WHAT TO DO
Only the lines from the start of the data below through the line that contains "press_labels = [0, 0.2, 0.4, 0.6, 0.8, 1.0]" are to be copied, exactly and without pictures.

>>>>

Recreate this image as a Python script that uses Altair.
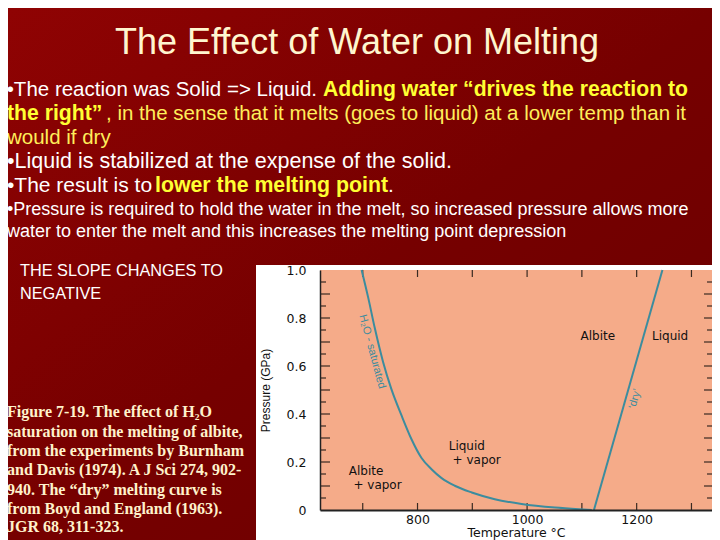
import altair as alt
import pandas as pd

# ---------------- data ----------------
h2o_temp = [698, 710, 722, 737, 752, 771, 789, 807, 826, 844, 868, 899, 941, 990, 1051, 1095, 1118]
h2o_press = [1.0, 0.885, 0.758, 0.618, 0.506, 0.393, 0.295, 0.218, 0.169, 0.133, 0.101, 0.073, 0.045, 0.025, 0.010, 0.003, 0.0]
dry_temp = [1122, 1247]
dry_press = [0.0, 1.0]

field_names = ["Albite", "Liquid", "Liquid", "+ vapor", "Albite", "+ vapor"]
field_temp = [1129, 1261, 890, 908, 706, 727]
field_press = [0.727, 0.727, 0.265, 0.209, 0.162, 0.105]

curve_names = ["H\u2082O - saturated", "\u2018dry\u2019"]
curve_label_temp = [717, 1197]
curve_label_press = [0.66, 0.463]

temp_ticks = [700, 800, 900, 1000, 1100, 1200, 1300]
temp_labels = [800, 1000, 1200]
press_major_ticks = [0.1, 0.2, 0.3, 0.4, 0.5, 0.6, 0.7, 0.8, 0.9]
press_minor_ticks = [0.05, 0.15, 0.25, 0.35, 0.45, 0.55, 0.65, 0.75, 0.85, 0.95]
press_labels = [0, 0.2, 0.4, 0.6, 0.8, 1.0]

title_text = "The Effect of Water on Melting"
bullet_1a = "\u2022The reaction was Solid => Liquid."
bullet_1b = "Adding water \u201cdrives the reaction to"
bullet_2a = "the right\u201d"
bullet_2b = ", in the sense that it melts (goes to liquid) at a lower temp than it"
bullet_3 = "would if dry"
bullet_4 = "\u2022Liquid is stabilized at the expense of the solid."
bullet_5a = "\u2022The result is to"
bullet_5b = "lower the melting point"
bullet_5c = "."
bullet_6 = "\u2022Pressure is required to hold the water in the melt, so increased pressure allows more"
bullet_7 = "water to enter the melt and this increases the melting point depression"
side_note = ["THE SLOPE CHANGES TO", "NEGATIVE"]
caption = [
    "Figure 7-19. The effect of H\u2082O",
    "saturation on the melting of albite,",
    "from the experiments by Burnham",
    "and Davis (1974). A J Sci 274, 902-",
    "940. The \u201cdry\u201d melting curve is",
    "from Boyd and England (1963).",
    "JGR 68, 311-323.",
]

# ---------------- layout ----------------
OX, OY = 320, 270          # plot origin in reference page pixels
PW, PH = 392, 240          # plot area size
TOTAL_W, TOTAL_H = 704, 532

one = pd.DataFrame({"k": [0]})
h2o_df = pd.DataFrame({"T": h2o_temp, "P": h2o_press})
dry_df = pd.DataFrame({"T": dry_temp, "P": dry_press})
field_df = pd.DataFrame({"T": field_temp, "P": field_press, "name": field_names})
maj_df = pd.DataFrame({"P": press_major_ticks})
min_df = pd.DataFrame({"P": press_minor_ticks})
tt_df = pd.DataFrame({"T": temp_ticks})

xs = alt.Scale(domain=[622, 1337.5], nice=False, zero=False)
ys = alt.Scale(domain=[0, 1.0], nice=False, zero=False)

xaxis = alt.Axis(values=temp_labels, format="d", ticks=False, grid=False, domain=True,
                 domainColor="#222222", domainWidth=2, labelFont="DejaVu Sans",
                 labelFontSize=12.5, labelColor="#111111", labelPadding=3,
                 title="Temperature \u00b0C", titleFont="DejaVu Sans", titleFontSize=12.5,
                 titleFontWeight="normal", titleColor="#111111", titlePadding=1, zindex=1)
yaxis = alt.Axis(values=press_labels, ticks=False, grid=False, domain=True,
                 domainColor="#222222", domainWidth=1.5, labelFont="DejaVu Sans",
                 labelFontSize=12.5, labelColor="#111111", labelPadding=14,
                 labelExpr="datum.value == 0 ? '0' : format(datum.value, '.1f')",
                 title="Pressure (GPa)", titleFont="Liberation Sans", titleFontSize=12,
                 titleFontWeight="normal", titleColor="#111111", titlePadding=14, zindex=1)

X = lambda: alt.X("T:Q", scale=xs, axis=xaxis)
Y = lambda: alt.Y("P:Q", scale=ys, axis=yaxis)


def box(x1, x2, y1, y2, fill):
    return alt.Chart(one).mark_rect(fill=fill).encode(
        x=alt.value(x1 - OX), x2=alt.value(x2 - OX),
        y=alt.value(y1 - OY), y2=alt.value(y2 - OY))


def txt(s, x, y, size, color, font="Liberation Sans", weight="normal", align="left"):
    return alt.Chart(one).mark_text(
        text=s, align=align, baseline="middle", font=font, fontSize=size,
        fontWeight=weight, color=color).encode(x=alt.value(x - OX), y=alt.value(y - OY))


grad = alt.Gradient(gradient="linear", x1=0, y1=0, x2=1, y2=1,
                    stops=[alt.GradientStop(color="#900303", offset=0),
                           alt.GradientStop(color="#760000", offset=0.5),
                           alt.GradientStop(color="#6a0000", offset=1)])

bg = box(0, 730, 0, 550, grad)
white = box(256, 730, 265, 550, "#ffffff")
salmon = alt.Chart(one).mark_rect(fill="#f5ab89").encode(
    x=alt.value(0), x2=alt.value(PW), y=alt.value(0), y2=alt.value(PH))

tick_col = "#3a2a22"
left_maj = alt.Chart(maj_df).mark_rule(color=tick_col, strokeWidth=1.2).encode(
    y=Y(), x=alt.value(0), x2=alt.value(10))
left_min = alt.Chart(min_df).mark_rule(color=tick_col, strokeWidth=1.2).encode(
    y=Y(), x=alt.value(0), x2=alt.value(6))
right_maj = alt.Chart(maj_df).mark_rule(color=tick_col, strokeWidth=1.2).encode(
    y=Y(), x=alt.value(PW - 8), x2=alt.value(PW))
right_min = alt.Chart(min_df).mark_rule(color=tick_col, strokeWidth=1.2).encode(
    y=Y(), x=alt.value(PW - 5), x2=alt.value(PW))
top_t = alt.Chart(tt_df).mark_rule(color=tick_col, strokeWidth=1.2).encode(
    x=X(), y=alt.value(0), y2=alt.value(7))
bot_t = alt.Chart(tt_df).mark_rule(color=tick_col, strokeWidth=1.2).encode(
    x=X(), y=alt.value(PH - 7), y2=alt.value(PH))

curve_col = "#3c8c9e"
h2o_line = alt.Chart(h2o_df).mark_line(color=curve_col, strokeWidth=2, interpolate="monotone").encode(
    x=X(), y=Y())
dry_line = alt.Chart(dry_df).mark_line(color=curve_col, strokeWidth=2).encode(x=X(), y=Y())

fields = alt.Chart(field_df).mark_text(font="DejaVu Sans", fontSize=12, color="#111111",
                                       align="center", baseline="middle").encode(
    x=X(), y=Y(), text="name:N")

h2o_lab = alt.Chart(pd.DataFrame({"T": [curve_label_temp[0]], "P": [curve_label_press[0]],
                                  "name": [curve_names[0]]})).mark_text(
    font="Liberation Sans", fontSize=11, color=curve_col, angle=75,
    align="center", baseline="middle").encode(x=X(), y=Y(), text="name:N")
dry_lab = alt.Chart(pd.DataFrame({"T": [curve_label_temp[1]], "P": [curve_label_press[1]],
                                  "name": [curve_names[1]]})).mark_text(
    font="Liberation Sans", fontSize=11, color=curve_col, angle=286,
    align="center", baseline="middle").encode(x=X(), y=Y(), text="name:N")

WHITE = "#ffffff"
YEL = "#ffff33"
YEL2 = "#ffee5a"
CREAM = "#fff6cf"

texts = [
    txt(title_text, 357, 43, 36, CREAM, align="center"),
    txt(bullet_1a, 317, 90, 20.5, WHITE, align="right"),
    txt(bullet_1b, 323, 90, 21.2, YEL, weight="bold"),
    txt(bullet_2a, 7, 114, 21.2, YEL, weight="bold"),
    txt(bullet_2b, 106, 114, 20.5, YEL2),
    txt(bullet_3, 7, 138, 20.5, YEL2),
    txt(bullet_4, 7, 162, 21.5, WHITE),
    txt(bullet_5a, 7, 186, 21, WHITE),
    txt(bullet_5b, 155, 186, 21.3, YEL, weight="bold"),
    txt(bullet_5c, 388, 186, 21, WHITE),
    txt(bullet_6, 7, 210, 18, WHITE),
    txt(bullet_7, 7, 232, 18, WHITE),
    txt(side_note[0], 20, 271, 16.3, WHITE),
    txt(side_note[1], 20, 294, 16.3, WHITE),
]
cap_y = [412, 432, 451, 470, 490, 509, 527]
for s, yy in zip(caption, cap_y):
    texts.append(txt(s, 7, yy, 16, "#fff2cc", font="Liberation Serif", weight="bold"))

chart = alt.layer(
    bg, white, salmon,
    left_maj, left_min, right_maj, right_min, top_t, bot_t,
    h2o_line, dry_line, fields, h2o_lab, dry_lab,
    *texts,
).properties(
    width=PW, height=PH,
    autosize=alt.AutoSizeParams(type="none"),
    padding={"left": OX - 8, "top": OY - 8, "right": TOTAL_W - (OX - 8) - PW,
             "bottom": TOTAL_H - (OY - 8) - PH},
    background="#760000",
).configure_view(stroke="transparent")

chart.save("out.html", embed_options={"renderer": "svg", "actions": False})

<<<<

OUTPUT OF THE TASK
Recreate this image as a Python script that uses Altair.
import altair as alt
import pandas as pd

# ---------------- data ----------------
h2o_temp = [698, 710, 722, 737, 752, 771, 789, 807, 826, 844, 868, 899, 941, 990, 1051, 1095, 1118]
h2o_press = [1.0, 0.885, 0.758, 0.618, 0.506, 0.393, 0.295, 0.218, 0.169, 0.133, 0.101, 0.073, 0.045, 0.025, 0.010, 0.003, 0.0]
dry_temp = [1122, 1247]
dry_press = [0.0, 1.0]

field_names = ["Albite", "Liquid", "Liquid", "+ vapor", "Albite", "+ vapor"]
field_temp = [1129, 1261, 890, 908, 706, 727]
field_press = [0.727, 0.727, 0.265, 0.209, 0.162, 0.105]

curve_names = ["H\u2082O - saturated", "\u2018dry\u2019"]
curve_label_temp = [717, 1197]
curve_label_press = [0.66, 0.463]

temp_ticks = [700, 800, 900, 1000, 1100, 1200, 1300]
temp_labels = [800, 1000, 1200]
press_major_ticks = [0.1, 0.2, 0.3, 0.4, 0.5, 0.6, 0.7, 0.8, 0.9]
press_minor_ticks = [0.05, 0.15, 0.25, 0.35, 0.45, 0.55, 0.65, 0.75, 0.85, 0.95]
press_labels = [0, 0.2, 0.4, 0.6, 0.8, 1.0]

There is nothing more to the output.